A Humanist Reflects on the Meaning of the Holiday Season (Published in Globe and Mail Jan 2008)

December 22, 2009

Originally published in the Globe and Mail Online January 4, 2008

This was part of an online panel that includes jewish, muslim, and christian reps.  To reach each panelist's remarks as well as public comment and Q & A, go here

Humanists hold an ambivalence regarding this season.  Like mostly everyone, we value generosity, altruism and fellowship, and emphasize the need to celebrate in a secular sense with friends and family, with good food and drinks, with songs and even decoration.

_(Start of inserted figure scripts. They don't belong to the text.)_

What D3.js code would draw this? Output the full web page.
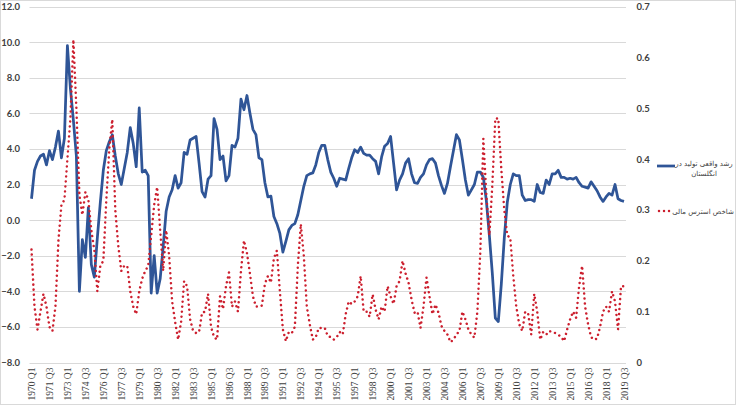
<!DOCTYPE html>
<html>
<head>
<meta charset="utf-8">
<script src="https://cdn.jsdelivr.net/npm/d3@7"></script>
<style>
  body { margin: 0; background: #fff; }
  svg { display: block; }
</style>
</head>
<body>
<script>
// UK real output growth (left axis, %)
const growth = [
  1.2, 2.8, 3.3, 3.6, 3.7, 3.1, 3.9, 3.4, 4.1, 5.0,
  3.5, 4.6, 9.8, 7.4, 5.6, 3.6, -4.0, -1.1, -2.1, 0.7,
  -2.5, -3.2, -1.0, 1.0, 2.8, 3.9, 4.4, 4.8, 3.6, 2.6,
  2.0, 2.9, 3.8, 5.2, 4.3, 3.0, 6.3, 2.7, 2.8, 2.5,
  -4.1, -2.0, -4.1, -3.3, -1.5, 0.5, 1.3, 1.7, 2.5, 1.8,
  2.1, 3.8, 3.7, 4.5, 4.6, 4.7, 3.2, 1.6, 1.3, 2.3,
  2.5, 5.7, 5.1, 3.4, 3.6, 2.2, 2.5, 4.2, 4.1, 4.6,
  6.8, 6.2, 7.0, 6.0, 5.1, 4.8, 3.5, 3.4, 2.1, 1.3,
  1.35, 0.2, -0.2, -0.75, -1.8, -1.2, -0.55, -0.3, -0.2, 0.3,
  1.1, 1.9, 2.5, 2.6, 2.65, 3.1, 3.8, 4.2, 4.2, 3.4,
  2.7, 2.35, 1.9, 2.35, 2.3, 2.25, 2.9, 3.5, 3.95, 3.8,
  4.1, 3.75, 3.65, 3.65, 3.45, 3.3, 2.6, 3.55, 4.15, 4.3,
  4.7, 3.2, 1.7, 2.25, 2.6, 3.2, 3.45, 2.6, 2.1, 2.06,
  2.4, 2.6, 3.1, 3.4, 3.45, 3.2, 2.5, 1.95, 1.5, 2.06,
  3.0, 3.9, 4.8, 4.5, 3.4, 2.25, 1.4, 1.7, 2.0, 2.7,
  2.7, 2.4, 1.1, -0.85, -3.0, -5.5, -5.7, -3.6, -1.0, 1.0,
  2.0, 2.6, 2.5, 2.5, 1.4, 1.1, 1.15, 1.15, 1.05, 2.0,
  1.55, 1.5, 2.25, 2.0, 2.6, 2.6, 2.8, 2.4, 2.4, 2.3,
  2.35, 2.3, 2.4, 2.1, 1.9, 1.85, 1.8, 2.15, 1.9, 1.65,
  1.3, 1.05, 1.3, 1.5, 1.4, 2.0, 1.2, 1.1, 1.05
];

// financial stress index (right axis)
const stress = [
  0.222, 0.11, 0.065, 0.10, 0.135, 0.11, 0.07, 0.062, 0.11, 0.24,
  0.31, 0.32, 0.40, 0.48, 0.635, 0.50, 0.33, 0.29, 0.335, 0.32,
  0.26, 0.22, 0.14, 0.19, 0.20, 0.32, 0.42, 0.478, 0.30, 0.23,
  0.18, 0.19, 0.19, 0.14, 0.11, 0.095, 0.14, 0.165, 0.18, 0.19,
  0.25, 0.31, 0.345, 0.26, 0.18, 0.26, 0.21, 0.12, 0.08, 0.045,
  0.08, 0.16, 0.15, 0.085, 0.062, 0.058, 0.06, 0.098, 0.10, 0.135,
  0.07, 0.05, 0.045, 0.13, 0.105, 0.15, 0.177, 0.11, 0.12, 0.10,
  0.18, 0.24, 0.215, 0.175, 0.13, 0.11, 0.11, 0.112, 0.155, 0.17,
  0.157, 0.205, 0.22, 0.14, 0.065, 0.042, 0.06, 0.058, 0.07, 0.19,
  0.272, 0.21, 0.11, 0.075, 0.045, 0.05, 0.068, 0.068, 0.068, 0.052,
  0.05, 0.045, 0.05, 0.06, 0.055, 0.095, 0.12, 0.115, 0.12, 0.13,
  0.17, 0.10, 0.10, 0.09, 0.134, 0.104, 0.085, 0.11, 0.10, 0.15,
  0.13, 0.115, 0.15, 0.16, 0.20, 0.175, 0.157, 0.124, 0.098, 0.10,
  0.068, 0.11, 0.167, 0.13, 0.095, 0.114, 0.098, 0.072, 0.062, 0.055,
  0.04, 0.045, 0.055, 0.062, 0.10, 0.085, 0.065, 0.055, 0.049, 0.10,
  0.22, 0.44, 0.33, 0.25, 0.35, 0.48, 0.48, 0.38, 0.30, 0.25,
  0.245, 0.17, 0.11, 0.075, 0.062, 0.10, 0.095, 0.055, 0.135, 0.10,
  0.045, 0.06, 0.055, 0.062, 0.06, 0.058, 0.055, 0.05, 0.042, 0.065,
  0.085, 0.10, 0.088, 0.15, 0.19, 0.11, 0.075, 0.05, 0.045, 0.047,
  0.07, 0.10, 0.11, 0.10, 0.14, 0.12, 0.065, 0.15, 0.15
];

// quarters 1970 Q1 .. 2019 Q3
const quarters = [];
for (let y = 1970; y <= 2019; y++) {
  for (let q = 1; q <= 4; q++) {
    if (y === 2019 && q > 3) break;
    quarters.push(y + ' Q' + q);
  }
}

const tickLabels = ["1970 Q1", "1971 Q3", "1973 Q1", "1974 Q3", "1976 Q1", "1977 Q3", "1979 Q1", "1980 Q3",
  "1982 Q1", "1983 Q3", "1985 Q1", "1986 Q3", "1988 Q1", "1989 Q3", "1991 Q1", "1992 Q3", "1994 Q1",
  "1995 Q3", "1997 Q1", "1998 Q3", "2000 Q1", "2001 Q3", "2003 Q1", "2004 Q3", "2006 Q1", "2007 Q3",
  "2009 Q1", "2010 Q3", "2012 Q1", "2013 Q3", "2015 Q1", "2016 Q3", "2018 Q1", "2019 Q3"];

const leftTicks = [-8, -6, -4, -2, 0, 2, 4, 6, 8, 10, 12];
const rightTicks = [0, 0.1, 0.2, 0.3, 0.4, 0.5, 0.6, 0.7];

const seriesNames = ["رشد واقعی تولید در", "انگلستان", "شاخص استرس مالی"];

const w = 736;
const h = 405;
const plotTop = 6.5;
const plotBottom = 362.5;

const svg = d3.select("body")
  .append("svg")
  .attr("width", w)
  .attr("height", h);

// chart border
svg.append("rect")
  .attr("x", 0.5).attr("y", 0.5)
  .attr("width", w - 1).attr("height", h - 1)
  .attr("fill", "#fff")
  .attr("stroke", "#d9d9d9");

const xScale = d3.scalePoint()
  .domain(quarters)
  .range([31.5, 624]);

const yLeft = d3.scaleLinear().domain([-8, 12]).range([plotBottom, plotTop]);
const yRight = d3.scaleLinear().domain([0, 0.7]).range([plotBottom, plotTop]);

// gridlines
svg.append("g")
  .selectAll("line")
  .data(leftTicks)
  .enter()
  .append("line")
  .attr("x1", 29.5)
  .attr("x2", 626)
  .attr("y1", d => Math.round(yLeft(d)) + 0.5)
  .attr("y2", d => Math.round(yLeft(d)) + 0.5)
  .attr("stroke", "#d9d9d9")
  .attr("stroke-width", 1);

// left axis
const leftAxis = d3.axisLeft(yLeft)
  .tickValues(leftTicks)
  .tickFormat(d3.format(".1f"))
  .tickSize(0)
  .tickPadding(0);

svg.append("g")
  .attr("transform", "translate(20,0)")
  .call(leftAxis)
  .call(g => g.select(".domain").remove())
  .selectAll("text")
  .attr("font-family", "Lato, 'Open Sans', sans-serif")
  .attr("font-weight", "bold")
  .attr("font-size", "9.5px")
  .attr("fill", "#404040");

// right axis
const rightAxis = d3.axisRight(yRight)
  .tickValues(rightTicks)
  .tickFormat(d => d === 0 ? "0" : d3.format(".1f")(d))
  .tickSize(0)
  .tickPadding(0);

svg.append("g")
  .attr("transform", "translate(636.5,0)")
  .call(rightAxis)
  .call(g => g.select(".domain").remove())
  .selectAll("text")
  .attr("font-family", "Lato, 'Open Sans', sans-serif")
  .attr("font-weight", "bold")
  .attr("font-size", "9.5px")
  .attr("fill", "#404040");

// x axis labels
const xAxis = d3.axisBottom(xScale)
  .tickValues(tickLabels)
  .tickSize(0)
  .tickPadding(0);

svg.append("g")
  .attr("transform", `translate(0,${plotBottom})`)
  .call(xAxis)
  .call(g => g.select(".domain").remove())
  .selectAll("text")
  .attr("font-family", "'Liberation Serif', serif")
  .attr("font-size", "9.5px")
  .attr("fill", "#404040")
  .attr("text-anchor", "end")
  .attr("y", 0)
  .attr("dy", "0.32em")
  .attr("transform", "translate(0,5) rotate(-90)");

// lines
const growthLine = d3.line()
  .x((d, i) => xScale(quarters[i]))
  .y(d => yLeft(d));

const stressLine = d3.line()
  .x((d, i) => xScale(quarters[i]))
  .y(d => yRight(d));

svg.append("path")
  .datum(growth)
  .attr("d", growthLine)
  .attr("fill", "none")
  .attr("stroke", "#2f5597")
  .attr("stroke-width", 2.75)
  .attr("stroke-linejoin", "round");

svg.append("path")
  .datum(stress)
  .attr("d", stressLine)
  .attr("fill", "none")
  .attr("stroke", "#cc1f2e")
  .attr("stroke-width", 2.5)
  .attr("stroke-linecap", "round")
  .attr("stroke-dasharray", "0.01 5");

// legend
const legend = svg.append("g");

legend.append("line")
  .attr("x1", 657).attr("x2", 675)
  .attr("y1", 166).attr("y2", 166)
  .attr("stroke", "#2f5597")
  .attr("stroke-width", 2.75);

legend.append("text")
  .attr("x", 704).attr("y", 166)
  .attr("text-anchor", "middle")
  .attr("font-family", "'DejaVu Sans', sans-serif")
  .attr("font-size", "7px")
  .attr("fill", "#404040")
  .text(seriesNames[0]);

legend.append("text")
  .attr("x", 704).attr("y", 176)
  .attr("text-anchor", "middle")
  .attr("font-family", "'DejaVu Sans', sans-serif")
  .attr("font-size", "7px")
  .attr("fill", "#404040")
  .text(seriesNames[1]);

legend.append("line")
  .attr("x1", 659).attr("x2", 674)
  .attr("y1", 211).attr("y2", 211)
  .attr("stroke", "#cc1f2e")
  .attr("stroke-width", 2.5)
  .attr("stroke-linecap", "round")
  .attr("stroke-dasharray", "0.01 5");

legend.append("text")
  .attr("x", 703).attr("y", 213.5)
  .attr("text-anchor", "middle")
  .attr("font-family", "'DejaVu Sans', sans-serif")
  .attr("font-size", "7px")
  .attr("fill", "#404040")
  .text(seriesNames[2]);
</script>
</body>
</html>
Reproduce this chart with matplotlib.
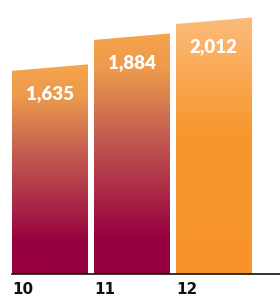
import numpy as np
import matplotlib
matplotlib.use('Agg')
from matplotlib import pyplot as plt
from matplotlib.colors import LinearSegmentedColormap
from matplotlib.patches import Polygon

years = ['10', '11', '12']
values = [1635, 1884, 2012]
labels = ['1,635', '1,884', '2,012']

# colour ramps, top of bar -> bottom of bar
past_cmap = LinearSegmentedColormap.from_list(
    'past', [(0.0, '#F6A44C'), (0.15, '#EC9A4C'), (0.42, '#C45E50'),
             (0.85, '#96003F'), (1.0, '#96003F')])
latest_cmap = LinearSegmentedColormap.from_list(
    'latest', [(0.0, '#FCBB7A'), (0.45, '#F7972E'), (1.0, '#F7932A')])
cmaps = [past_cmap, past_cmap, latest_cmap]

W, H = 280, 299
fig = plt.figure(figsize=(W / 100, H / 100), dpi=100)
ax = fig.add_axes([12 / W, 25 / H, (W - 12) / W, 274 / H])

px_per_unit = 250 / 2012
ymax = 274 / px_per_unit
bar_w = 76 / 82
slant = 6.5 / px_per_unit
x_left = -bar_w / 2

grad = np.linspace(0, 1, 256).reshape(-1, 1)
for i, (v, cm) in enumerate(zip(values, cmaps)):
    x0, x1 = i - bar_w / 2, i + bar_w / 2
    poly = Polygon([(x0, 0), (x0, v), (x1, v + slant), (x1, 0)],
                   closed=True, facecolor='none', edgecolor='none')
    ax.add_patch(poly)
    im = ax.imshow(grad, cmap=cm, aspect='auto', origin='upper',
                   extent=[x0, x1, 0, v + slant], interpolation='bilinear')
    im.set_clip_path(poly)
    ax.text(i, v - 23 / px_per_unit, labels[i], ha='center', va='center',
            color='white', fontsize=13.5, fontweight='heavy', family='Lato')
    ax.text(x0, -8 / px_per_unit, years[i], ha='left', va='top',
            color='#111111', fontsize=11, fontweight='bold', family='DejaVu Sans')

ax.axhline(0, color='#111111', lw=1.2, clip_on=False)
ax.set_xlim(x_left, x_left + (W - 12) / 82)
ax.set_ylim(0, ymax)
ax.axis('off')

fig.savefig('out.png', dpi=100)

We see nothing wrong with adapting religious holidays to secular festivities, considering that Christmas is almost entirely a loose adaptation of various formerly pagan rituals. We also appreciate the sense of reinvigoration when we crack open brand-new calendars and behold the unwritten future.  But humanists see no intrinsic value to the holiday season apart from any we humans put in it, and worry that if we over-emphasize specific days and rituals, we fail to put the holiday in its proper historical, political and sociological context.

We must realize how differently the season is celebrated by the human family depending on where and when you are.  This not only provides us a valuable lesson in diversity but reminds us that while celebrating with our local family, there is a global family that needs our support, one to which we are related through the bonds of evolution.

Through a deep understanding of common descent and common humanity, humanist groups — like our friends in religious institutions — host many social and community support programs both locally and internationally, including food drives and blood clinics.
Humanists value self-reflection but are concerned if it is only taken seriously once a year.  Since most of us are atheists, an afterlife is out, so we must make the most of every day or at least pause for self-reflection following significant life events, rather than on arbitrary calendar dates.

Speaking personally now, my reflections revolve around the powerful symbols and metaphors afforded by the New Year.  As the Earth completes another revolution around the Sun, it is an ideal time to reflect on our place in the cosmos in a physical and philosophical sense.  It is an opportunity to reflect on how our knowledge of those big questions has advanced over the last year, thanks to scientific and critical inquiry.

The metaphor of a single year is often used to communicate vast time in science.  The astronomer Carl Sagan famously used a Cosmic Calendar in which 15 billion years of cosmic evolution was scaled down to a single year. Here, events can be put in context. The Big Bang takes place on New Year's Day. Our solar system is not born until Rosh Hashanah in mid September. Modern humans do not evolve until six minutes before the next New Year's Eve countdown.  Scaling down the evolution of life on Earth to a single year, we find single-celled organisms dominating the planet until Thanksgiving and dinosaurs not leaving until Christmas Day.  This is worth pondering.

Humanists see all beliefs as tentative and open to revision in the light of new information — a view we wish was more commonly embraced. Humanists value self-reflection over self-deception.  As our knowledge expands through discoveries made by other humans, it is an opportunity to think of what we discovered being wrong about this year. The Edge Annual question for 2008, part of the Third Culture, a forum for creating a culture of science, was "How have scientific findings or arguments changed your mind?" asked of the world's leading scientists and thinkers.

It is interesting — given the attributes of hubris and arrogance often attributed to scientists, and in particular atheists — to see people like the New Atheists Sam Harris, Richard Dawkins and Daniel Dennett freely and even enthusiastically admitting to an important area of their own thinking in which they were fundamentally mistaken. 

I think we could all benefit from such an activity, no less than once a year.  The emphasis on New Year and end-of-year holidays stems from the remarkable discovery made by the ancients that there is regularity to the cycle of seasons and to life and the universe.  This crucial understanding of orderliness made through human faculties and now honed by scientific inquiry perhaps makes these holidays the perfect celebration of human reason.